Skipping around for the quote, toward the end it’s mentioned that the media wants to keep people divided, paranoid, and hysterical. This is obviously true: aside from anything or any examples mentioned in this documentary, think about how the media covers things in the day of multiple 24-hour news sources. Does anyone remember the missing intern supposedly killed by Gary Condit? It was everywhere, constantly, because it drew eyes. This congressman might have been having an affair and rubbed out his mistress!
It went away on 9/11/2001.
The OJ trial: a divisive moment in American history that received a bananas high amount of coverage relative to how important it actually was to the American people. Why? Salacious and eyeball popping. Media corporations are out to make money, and anyone who doesn’t realize that is priority number one is naive.
Where the documentary gets into trouble, is when they start talking about wars, and the media coverage therein. Media companies make gobs of money when there is a war. The CIA likes to start wars. Guess who Amazon has contracts with? Who owns the Washington Post? Am I being a crazy conspiracy theorist here in the middle of my review, or am I pointing out some pretty stark facts that should be a little scary? How many media people are former intelligence agents?
This is just my speculation, it doesn’t appear in the film. But the film does highlight how much the media loves to push conflict of all types, including fake conflicts. They’ll run with any ball given to them if it might get clicks, or views.

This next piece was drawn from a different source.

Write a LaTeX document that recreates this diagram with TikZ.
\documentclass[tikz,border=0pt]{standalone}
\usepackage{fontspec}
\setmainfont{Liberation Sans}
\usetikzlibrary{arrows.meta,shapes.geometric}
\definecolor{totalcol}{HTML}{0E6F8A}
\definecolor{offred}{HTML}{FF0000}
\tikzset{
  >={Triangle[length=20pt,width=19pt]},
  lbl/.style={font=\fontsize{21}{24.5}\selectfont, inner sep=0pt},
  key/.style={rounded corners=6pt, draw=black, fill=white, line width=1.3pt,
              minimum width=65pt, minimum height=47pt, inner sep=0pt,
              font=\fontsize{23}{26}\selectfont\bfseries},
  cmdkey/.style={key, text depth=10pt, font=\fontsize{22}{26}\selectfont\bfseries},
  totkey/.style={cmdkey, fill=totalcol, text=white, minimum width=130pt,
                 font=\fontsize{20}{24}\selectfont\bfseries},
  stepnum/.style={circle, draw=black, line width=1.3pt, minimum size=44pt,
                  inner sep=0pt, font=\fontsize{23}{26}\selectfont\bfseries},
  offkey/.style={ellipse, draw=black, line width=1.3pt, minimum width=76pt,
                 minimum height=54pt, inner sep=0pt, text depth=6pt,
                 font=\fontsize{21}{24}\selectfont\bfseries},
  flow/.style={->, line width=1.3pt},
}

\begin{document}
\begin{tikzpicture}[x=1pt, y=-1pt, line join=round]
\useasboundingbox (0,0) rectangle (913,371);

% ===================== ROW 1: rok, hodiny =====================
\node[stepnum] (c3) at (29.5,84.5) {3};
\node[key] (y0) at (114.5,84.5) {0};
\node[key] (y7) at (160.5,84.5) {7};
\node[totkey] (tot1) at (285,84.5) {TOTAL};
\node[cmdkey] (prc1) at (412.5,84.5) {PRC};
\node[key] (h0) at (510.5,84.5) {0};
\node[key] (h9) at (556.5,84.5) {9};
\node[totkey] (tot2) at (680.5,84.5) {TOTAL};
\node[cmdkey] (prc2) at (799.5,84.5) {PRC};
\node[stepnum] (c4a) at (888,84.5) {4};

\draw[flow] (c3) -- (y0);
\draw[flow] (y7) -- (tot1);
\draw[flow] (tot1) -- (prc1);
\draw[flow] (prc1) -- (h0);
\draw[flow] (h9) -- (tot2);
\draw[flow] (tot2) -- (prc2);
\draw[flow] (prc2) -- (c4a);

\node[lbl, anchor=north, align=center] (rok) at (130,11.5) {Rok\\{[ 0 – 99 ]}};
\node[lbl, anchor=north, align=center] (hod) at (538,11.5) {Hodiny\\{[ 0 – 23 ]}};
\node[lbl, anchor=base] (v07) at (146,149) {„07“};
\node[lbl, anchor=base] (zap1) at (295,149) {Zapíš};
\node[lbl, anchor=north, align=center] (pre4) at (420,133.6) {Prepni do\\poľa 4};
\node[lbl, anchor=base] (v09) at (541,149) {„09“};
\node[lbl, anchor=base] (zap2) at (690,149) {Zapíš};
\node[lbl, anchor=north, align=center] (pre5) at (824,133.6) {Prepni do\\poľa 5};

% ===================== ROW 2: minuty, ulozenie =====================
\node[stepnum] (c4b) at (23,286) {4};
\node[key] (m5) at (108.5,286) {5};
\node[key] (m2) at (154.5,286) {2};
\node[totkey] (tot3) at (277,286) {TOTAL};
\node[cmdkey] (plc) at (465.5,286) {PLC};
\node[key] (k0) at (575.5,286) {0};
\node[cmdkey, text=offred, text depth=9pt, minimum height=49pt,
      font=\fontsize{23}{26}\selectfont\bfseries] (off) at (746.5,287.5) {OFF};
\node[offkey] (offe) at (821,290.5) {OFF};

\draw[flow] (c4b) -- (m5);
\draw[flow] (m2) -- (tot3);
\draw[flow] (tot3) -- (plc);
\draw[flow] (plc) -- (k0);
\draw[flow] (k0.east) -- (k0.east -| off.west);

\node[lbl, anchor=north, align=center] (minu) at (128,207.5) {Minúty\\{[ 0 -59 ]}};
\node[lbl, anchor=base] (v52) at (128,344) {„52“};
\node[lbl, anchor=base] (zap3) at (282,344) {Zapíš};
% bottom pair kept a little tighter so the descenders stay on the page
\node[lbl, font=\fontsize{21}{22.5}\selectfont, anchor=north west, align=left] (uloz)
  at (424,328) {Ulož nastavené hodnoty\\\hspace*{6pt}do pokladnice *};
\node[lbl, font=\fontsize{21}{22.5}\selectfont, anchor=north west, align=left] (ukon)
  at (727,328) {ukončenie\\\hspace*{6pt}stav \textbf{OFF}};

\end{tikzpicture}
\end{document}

Hoaxed goes through several prominent examples of this sort of thing, and how the media covers different people based on how they feel. One easy to point out, and one they do well, is the coverage of the health of presidential candidates. In 2016, it was a horrible thing to suggest Hillary might be sick. You were a nutty conspiracy theorist. But in 2008, what did they do to John McCain? How many people diagnose President Trump from afar now? And what happens if you ask questions about Joe Biden’s mental fitness?
They react based on how they feel about the subject, and how they feel about the narrative the story might shape. It isn’t just a left-right thing: Hoaxed gives plenty of time to Black Lives Matter leader Hawk Newsome, and he talks about how there are moments the media won’t cover with him because it might bring people together.
Again, I’m trying not to do a play-by-play, but it’s hard to write a review of non-fiction without kind of leaning into that. This is an informative, well-made documentary. At just over two hours long, they don’t waste any time: everything, from the visuals, to the music, helps build on the point being made about media malfeasance.
Without giving anything away, the ending of this documentary is quite well done, with a powerful scene about Plato’s Cave featuring the subjects of the documentary. Everything about it was artfully done at the end there, and sends the message home one last time.
Overall, I think that was one of the best made documentaries I’ve seen. It covered a lot of different angles (seriously, from Cernovich himself, to wars, to BLM, it covers a lot), and it was very fair to everyone involved. The media might not feel the same, but the documentary treated them better than the media ever treats those it decides to chew up and spit out. See it while you can, because as Amazon and endless trolls on Twitter have shown, a lot of people want to snuff this light of truth right out.
Links are from Cernovich.com — Hoaxed Movie has been Banned by Amazon! and I get nothing from anyone clicking on them, no affiliate links or anything else.